Wednesday, August 29, 2007

Austin Kearns

Granted, I am not much on statistics. WHIP, OPS, etc--its just not my thing (yeah, I know, I've stated that before, but this is to make a point). Others like stats and that's fine. I have always judged players abilities on what I see first hand, everyday. And, more importantly, how talent performs when the game's on the line. So much so--a .240 hitter can be more productive--by knocking home runs in the clutch. Something, say--a .300 slap hitter is not doing. Ryan Zimmerman may well throw away some silly errors from third base--but I would take his fielding prowess over ANYBODY in The National League.

Having stated that, all season long, Austin Kearns has struggled at the plate. Opposing pitchers have jammed him all season long--to great results. Hot of late, but still not driving in runners consistently--Our Number 25 is looking to free up his hands on inside pitches. Work, which Interim Batting Coach Lenny Harris has instructed Kearns on for the past few months. Hopefully, an effort that will propel him to the expected 30 Home Run, 100 RBI Hitter Our General Manager Jim Bowden has always envisioned--one day.

But, despite his continuing struggles at the plate--Austin's play in right field has been nothing short of spectacular. Two excellent catches by him come to mind this season. The first one in St. Louis. A diving catch of a Jim Edmonds Drive on the warning track--face first into the wall. A excellent play that also found Kearns immediately jumping up and firing the baseball to first base to double off The Cardinals Scott Rolen. The Second--just the other day in Denver--when Austin face planted himself into the fence at Coors Field on a drive by The Rockies Brad Hawpe.

Those are the memorable ones--yet has anyone noticed just how excellent Austin Kearns has played right field this season at RFK Stadium? Quickly, he moves to the right angles to cut off smashed hit, either down the line or into the gap. His throwing arm is quite accurate. Outside of the always injured Alex Escobar--the finest on Our Team of Outfielders.

Many times this season, I have witnessed "Bluegrass" move deftly into the right corner at RFK, thinking he had NO CHANCE of throwing out a runner or even making a play. Yet, Kearns always gets the toss to the base. Many times on time, and on target.

Like I said--I am not much of a stats guy--but I took a glance to see how well Austin has fielded in 2007. 8 Outfield Assists, 3 Double Plays, just 1 error in 322 total chances. A .997 fielding average. Pretty Good Stuff.

Having seen most every rightfielder in the game personally in 2007, only Jeff Francouer of The Atlanta Braves can possibly rival Kearns for the Top Honor of Gold Glove this season in The National League. Their Number 7 is a fine outfielder, and daring. Knack which Austin has shown throughout this campaign. In slightly less chances (293)--Jeff has three errors. But, a whopping 18 Outfield Assists for his GOLDEN ARM. Twice at RFK Stadium over the past two plus seasons of Nationals Baseball, Francouer has walloped himself into the right field fence--to take away two sure home runs. Including a memorable catch off the bat of Cristian Guzman in 2005. An effort that knocked down a green panel in the right field wall (for my money--one of the BEST CATCHES since the return of baseball to DC).

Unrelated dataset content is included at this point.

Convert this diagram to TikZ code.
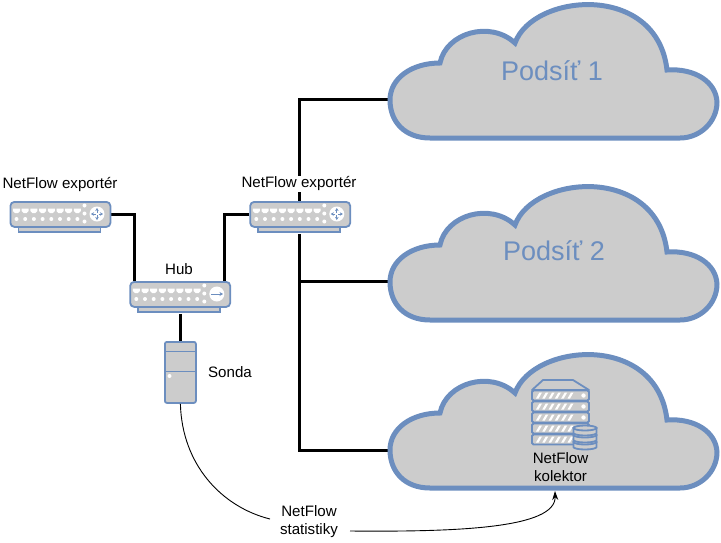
\documentclass[tikz,border=0pt]{standalone}
\usepackage{fontspec}
\setmainfont{Liberation Sans}
\usetikzlibrary{arrows.meta,backgrounds}
\definecolor{bl}{HTML}{6C8EBF}
\definecolor{gr}{HTML}{CCCCCC}
\tikzset{
  lbl/.style={font=\fontsize{15.1}{18}\selectfont,text=black,inner sep=1pt,align=center},
  lblw/.style={lbl,fill=white},
  wire/.style={line width=3pt,black,line cap=butt},
  thin curve/.style={line width=.9pt,black},
  cloudshape/.style={line width=5pt,draw=bl,fill=gr,miter limit=10},
  dev/.style={draw=bl,fill=gr,line width=1.8pt},
  devbody/.style={dev,rounded corners=4pt,minimum width=100pt,minimum height=25pt,inner sep=0pt,anchor=north west},
  subnet/.style={font=\fontsize{27}{30}\selectfont,text=bl,inner sep=0pt},
}
\newcommand{\cloudpath}[1]{%
  \begin{scope}[yshift=-#1pt]
  \filldraw[cloudshape] (440,63) .. controls (446,33) and (490,20) .. (515,43)
    .. controls (533,-7) and (657,-18) .. (667,70)
    .. controls (695,68) and (716,82) .. (717,102)
    .. controls (717,122) and (700,138) .. (680,138)
    -- (430,138)
    .. controls (405,138) and (390,122) .. (390,100)
    .. controls (390,78) and (412,63) .. (440,63) -- cycle;
  \end{scope}}
% name, x, y (top-left of body)
\newcommand{\netdev}[3]{%
  \begin{scope}[shift={(#2,#3)}]
  \draw[dev] (9,25) rectangle (91,31);
  \node[devbody] (#1) at (0,0) {};
  \foreach \i in {0,...,7}{
    \fill[white] (3.5+8.7*\i,7.5) -- (10.5+8.7*\i,7.5) -- (10.5+8.7*\i,10) -- (8.5+8.7*\i,12) -- (5.5+8.7*\i,12) -- (3.5+8.7*\i,10) -- cycle;
    \fill[white] (7+8.7*\i,18) circle (2);
  }
  \foreach \yy in {4.5,12.5,20.5}{\fill[white] (75,\yy) circle (2);}
  \fill[white] (87.5,13) circle (7.5);
  \end{scope}}
\newcommand{\routericon}[2]{%
  \begin{scope}[shift={(#1,#2)},bl,line width=.8pt,-{Stealth[length=3pt,width=3.5pt]}]
  \draw (0,-1) -- (0,-6); \draw (0,1) -- (0,6);
  \draw (-1.5,0) -- (-6,0); \draw (1.5,0) -- (6,0);
  \end{scope}}
\begin{document}
\begin{tikzpicture}[x=1pt,y=-1pt]
\useasboundingbox (0,0) rectangle (721,542);
% clouds
\cloudpath{0}
\cloudpath{182}
\cloudpath{350}
\coordinate (cloudA) at (390,99);
\coordinate (cloudB) at (390,281);
\coordinate (cloudC) at (390,450.5);
\node[subnet] (sub1) at (552,71) {Podsíť 1};
\node[subnet] (sub2) at (554,251) {Podsíť 2};
% devices
\netdev{exA}{9.5}{201}
\routericon{97}{214}
\netdev{exB}{249.3}{201}
\routericon{336.8}{214}
\netdev{hub}{129.3}{281}
\draw[bl,line width=.8pt,-{Stealth[length=3.5pt,width=4pt]}] (211,294) -- (223,294);
% sonda
\node[dev,rounded corners=2pt,minimum width=31pt,minimum height=61pt,inner sep=0pt,anchor=north west] (sonda) at (164,341) {};
\draw[bl,line width=1.8pt] (164,351.5) -- (195,351.5) (164,371.5) -- (195,371.5);
\fill[white] (169.5,376) circle (2);
% collector
\begin{scope}[bl]
\draw[dev,line join=round] (532,390) -- (543,380) -- (573,380) -- (589,390) -- cycle;
\foreach \yy in {390.5,401.5,412.5,423.5,434.5}{
  \draw[dev,rounded corners=1.5pt] (532,\yy) rectangle (589,\yy+10);
  \foreach \i in {0,...,5}{
    \fill[white] (536+6.3*\i,\yy+8) -- (539.5+6.3*\i,\yy+2) -- (542+6.3*\i,\yy+2) -- (538.5+6.3*\i,\yy+8) -- cycle;
  }
  \fill[white] (583.5,\yy+5) circle (2.2);
}
\foreach \yy in {442,435,428}{
  \filldraw[dev] (573.5,\yy) -- (573.5,\yy+5) arc[start angle=180,end angle=360,x radius=11.5,y radius=-2.5] -- (596.5,\yy) -- cycle;
  \filldraw[dev] (585,\yy) ellipse (11.5 and 2.5);
}
\end{scope}
\node[lbl] (coll) at (560.5,467) {NetFlow\\kolektor};
\coordinate (collIn) at (555,491);
% labels
\node[lblw] (lexA) at (60,185) {NetFlow exportér};
\node[lblw] (lexB) at (299,184) {NetFlow exportér};
\node[lbl] (lhub) at (179,269) {Hub};
\node[lbl] (lsonda) at (230,372) {Sonda};
\node[lbl] (stat) at (309,522) {NetFlow\\statistiky};
\coordinate (statIn) at (270,519);
\coordinate (statOut) at (350,531);
% connectors
\begin{pgfonlayer}{background}
\coordinate (j1) at (299,99);
\coordinate (j2) at (299,281);
\coordinate (j3) at (299,450.5);
\draw[wire] (exA.east) -| (134,281);
\draw[wire] (exB.west) -| (224,281);
\draw[wire] (hub.south -| sonda.north) ++(0,6) -- (sonda.north);
\draw[wire] (exB.north -| j1) -- (j1) -- (cloudA);
\draw[wire] (exB.south -| j1) ++(0,6) -- (j3) -- (cloudC);
\draw[wire] (j2) -- (cloudB);
\end{pgfonlayer}
\draw[thin curve] (sonda.south) .. controls (182,465) and (222,507) .. (statIn);
\draw[thin curve,-{Stealth[length=9pt,width=6pt]}] (statOut) .. controls (460,532) and (556,528) .. (collIn);
\end{tikzpicture}
\end{document}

Now, I am not sure if Austin Kearns is more deserving than Jeff Francouer for a Gold Glove. But, if Our Number 25 could turn his game around at the plate--he would be an excellent all around player. His fielding has changed my perspective of his play. Really, he could be A GEM--A Cornerstone Player for Our Washington Nationals.

A level he has not yet reached. But hopefully, with a little more work-- very soon. That, and the return of a healthy Nick Johnson to Our Nationals Starting Lineup--for his mental makeup.


Anonymous said...

When healthy, Jose Guillen was as good defensively as Kearns, had a better arm and was a far more productive hitter. Take a look at the season he is having in Seattle. The Mariners are considering a new three year $30 million extension for Guillen.

Screech's Best Friend said...

As much as many do not seem to believe from me--Guillen was a very productive player. His problem was his attitude when he didn't like something his teammates did. A personal clash that didn't set well with some of his teammates. Jose came out to play each and every day. If he was healthy--he would have been a fabulous player. Many times, I have written just that on this blog. Disappointed was I to see him get injured last year in Florida, destroying his elbow. And, when his time in DC ended, I wrote about it emotionally in a post that Jose Guillen personally received, responded to, and appreciated. Thanking me for my appreciation. THAT IS A FACT. At times he was detrimental to the team philosophy. As a player--Jose is as exciting and interesting as it gets. Never did you know what you would get. Never have I denied his talents. If Our Washington Nationals were near winning--I would take Guillen over Kearns, for shear willingness to give his all alone. I have no doubt that Jose Guillen wanted to win--EACH AND EVERY TIME he stepped on the field.